Dataset extract ->
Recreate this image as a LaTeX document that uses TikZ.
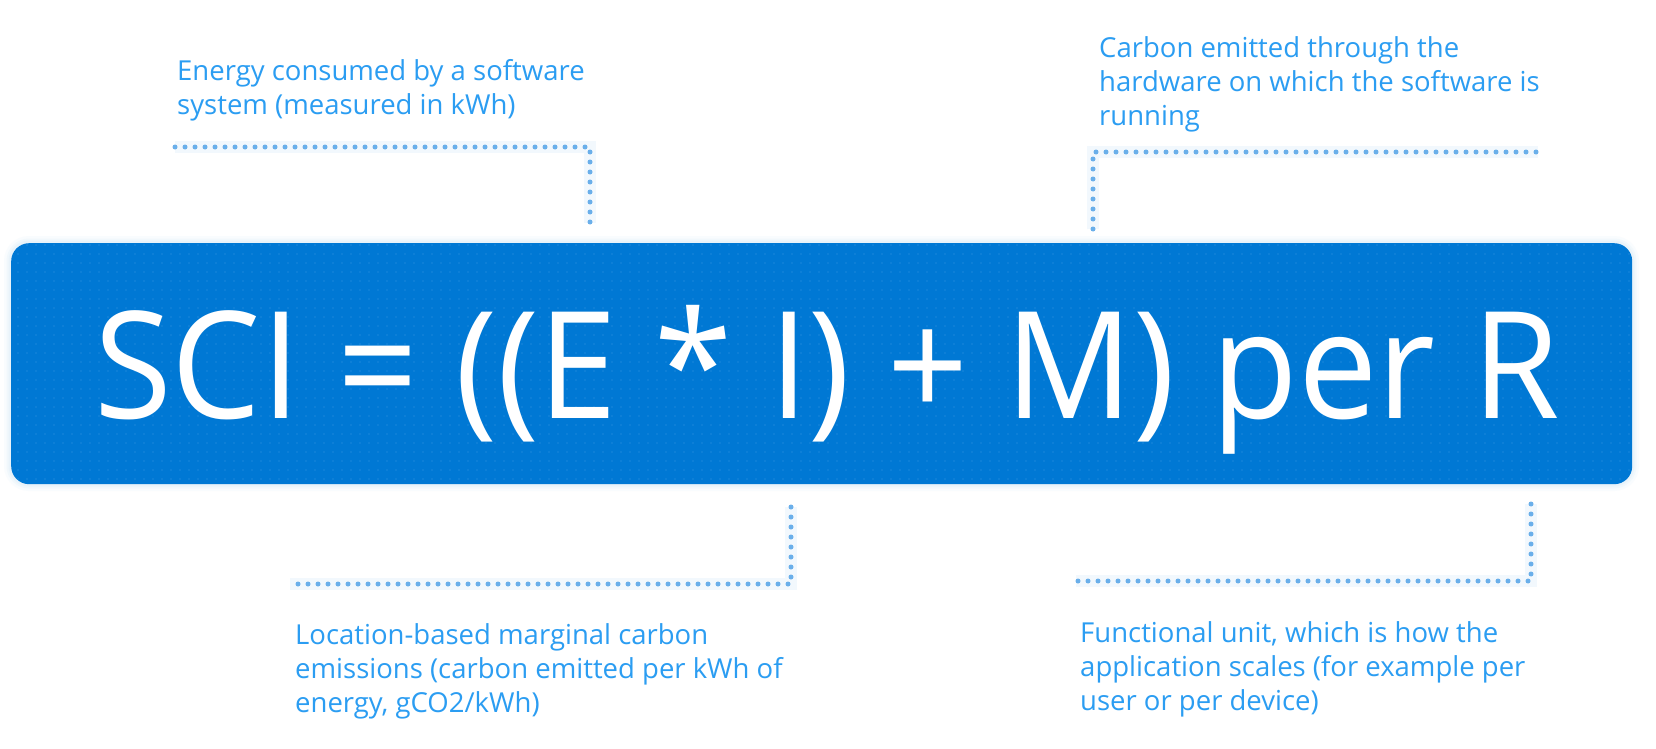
\documentclass[tikz,border=0pt]{standalone}
\usepackage{fontspec}
\setmainfont{Open Sans}
\usetikzlibrary{patterns.meta}
\definecolor{boxblue}{HTML}{0078D4}
\definecolor{dotblue}{HTML}{3A98E4}
\definecolor{txtblue}{HTML}{2B9DF2}
\definecolor{lineblue}{HTML}{6AAFEA}
\definecolor{glowblue}{HTML}{EAF4FC}
\tikzset{
  callout/.style={anchor=base west, align=left, inner sep=0pt, text=txtblue,
    font=\fontsize{27.5}{34}\selectfont},
  leader/.style={lineblue, line width=5pt, line cap=round, dash pattern=on 0pt off 10pt},
  leaderglow/.style={glowblue, line width=12pt, opacity=0.6},
}
\begin{document}
\begin{tikzpicture}[x=1pt,y=-1pt]
\useasboundingbox (0,0) rectangle (1656,749);
\fill[white] (0,0) rectangle (1656,749);
% glow around box
\foreach \w/\o in {14/0.15,9/0.25,5/0.4}{
  \draw[glowblue!60!boxblue!30, line width=\w pt, opacity=\o, rounded corners=18pt] (11,243) rectangle (1632,484);
}
\node[draw=none, fill=boxblue, rounded corners=18pt, minimum width=1621pt, minimum height=241pt,
  anchor=north west, inner sep=0pt] (box) at (11,243) {};
\fill[pattern={Dots[distance=9pt, radius=0.7pt]}, pattern color=dotblue, rounded corners=18pt]
  (11,243) rectangle (1632,484);
\node[anchor=base, text=white, inner sep=0pt, font=\fontsize{149}{149}\selectfont] (formula) at (827,418)
  {\scalebox{0.95}[1]{SCI = ((E * I) + M) per R}};

% callouts (anchor base = baseline of last line)
\node[callout] (t1) at (177,114) {Energy consumed by a software\\system (measured in kWh)};
\node[callout, font=\fontsize{27.5}{34}\selectfont] (t2) at (1099,125) {Carbon emitted through the\\hardware on which the software is\\running};
\node[callout] (t3) at (295,712) {Location-based marginal carbon\\emissions (carbon emitted per kWh of\\energy, gCO2/kWh)};
\node[callout] (t4) at (1080,710) {Functional unit, which is how the\\application scales (for example per\\user or per device)};

% leader end points
\coordinate (a1) at (175,147); \coordinate (a2) at (590,147); \coordinate (a3) at (590,223);
\coordinate (b1) at (1093,229); \coordinate (b2) at (1093,152); \coordinate (b3) at (1538,152);
\coordinate (c1) at (791,507); \coordinate (c2) at (791,584); \coordinate (c3) at (290,584);
\coordinate (d1) at (1531,504); \coordinate (d2) at (1531,581); \coordinate (d3) at (1076,581);

\foreach \p/\q/\r in {a1/a2/a3, b1/b2/b3, c1/c2/c3, d1/d2/d3}{
  \draw[leaderglow] (\p) -- (\q) -- (\r);
}
\foreach \p/\q/\r in {a1/a2/a3, b1/b2/b3, c1/c2/c3, d1/d2/d3}{
  \draw[leader] (\p) -- (\q) -- (\r);
}
\end{tikzpicture}
\end{document}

Task prompt -> Set the data above down again exactly as given, with no pictures.

Result for this task ->
Recreate this image as a LaTeX document that uses TikZ.
\documentclass[tikz,border=0pt]{standalone}
\usepackage{fontspec}
\setmainfont{Open Sans}
\usetikzlibrary{patterns.meta}
\definecolor{boxblue}{HTML}{0078D4}
\definecolor{dotblue}{HTML}{3A98E4}
\definecolor{txtblue}{HTML}{2B9DF2}
\definecolor{lineblue}{HTML}{6AAFEA}
\definecolor{glowblue}{HTML}{EAF4FC}
\tikzset{
  callout/.style={anchor=base west, align=left, inner sep=0pt, text=txtblue,
    font=\fontsize{27.5}{34}\selectfont},
  leader/.style={lineblue, line width=5pt, line cap=round, dash pattern=on 0pt off 10pt},
  leaderglow/.style={glowblue, line width=12pt, opacity=0.6},
}
\begin{document}
\begin{tikzpicture}[x=1pt,y=-1pt]
\useasboundingbox (0,0) rectangle (1656,749);
\fill[white] (0,0) rectangle (1656,749);
% glow around box
\foreach \w/\o in {14/0.15,9/0.25,5/0.4}{
  \draw[glowblue!60!boxblue!30, line width=\w pt, opacity=\o, rounded corners=18pt] (11,243) rectangle (1632,484);
}
\node[draw=none, fill=boxblue, rounded corners=18pt, minimum width=1621pt, minimum height=241pt,
  anchor=north west, inner sep=0pt] (box) at (11,243) {};
\fill[pattern={Dots[distance=9pt, radius=0.7pt]}, pattern color=dotblue, rounded corners=18pt]
  (11,243) rectangle (1632,484);
\node[anchor=base, text=white, inner sep=0pt, font=\fontsize{149}{149}\selectfont] (formula) at (827,418)
  {\scalebox{0.95}[1]{SCI = ((E * I) + M) per R}};

% callouts (anchor base = baseline of last line)
\node[callout] (t1) at (177,114) {Energy consumed by a software\\system (measured in kWh)};
\node[callout, font=\fontsize{27.5}{34}\selectfont] (t2) at (1099,125) {Carbon emitted through the\\hardware on which the software is\\running};
\node[callout] (t3) at (295,712) {Location-based marginal carbon\\emissions (carbon emitted per kWh of\\energy, gCO2/kWh)};
\node[callout] (t4) at (1080,710) {Functional unit, which is how the\\application scales (for example per\\user or per device)};

% leader end points
\coordinate (a1) at (175,147); \coordinate (a2) at (590,147); \coordinate (a3) at (590,223);
\coordinate (b1) at (1093,229); \coordinate (b2) at (1093,152); \coordinate (b3) at (1538,152);
\coordinate (c1) at (791,507); \coordinate (c2) at (791,584); \coordinate (c3) at (290,584);
\coordinate (d1) at (1531,504); \coordinate (d2) at (1531,581); \coordinate (d3) at (1076,581);

\foreach \p/\q/\r in {a1/a2/a3, b1/b2/b3, c1/c2/c3, d1/d2/d3}{
  \draw[leaderglow] (\p) -- (\q) -- (\r);
}
\foreach \p/\q/\r in {a1/a2/a3, b1/b2/b3, c1/c2/c3, d1/d2/d3}{
  \draw[leader] (\p) -- (\q) -- (\r);
}
\end{tikzpicture}
\end{document}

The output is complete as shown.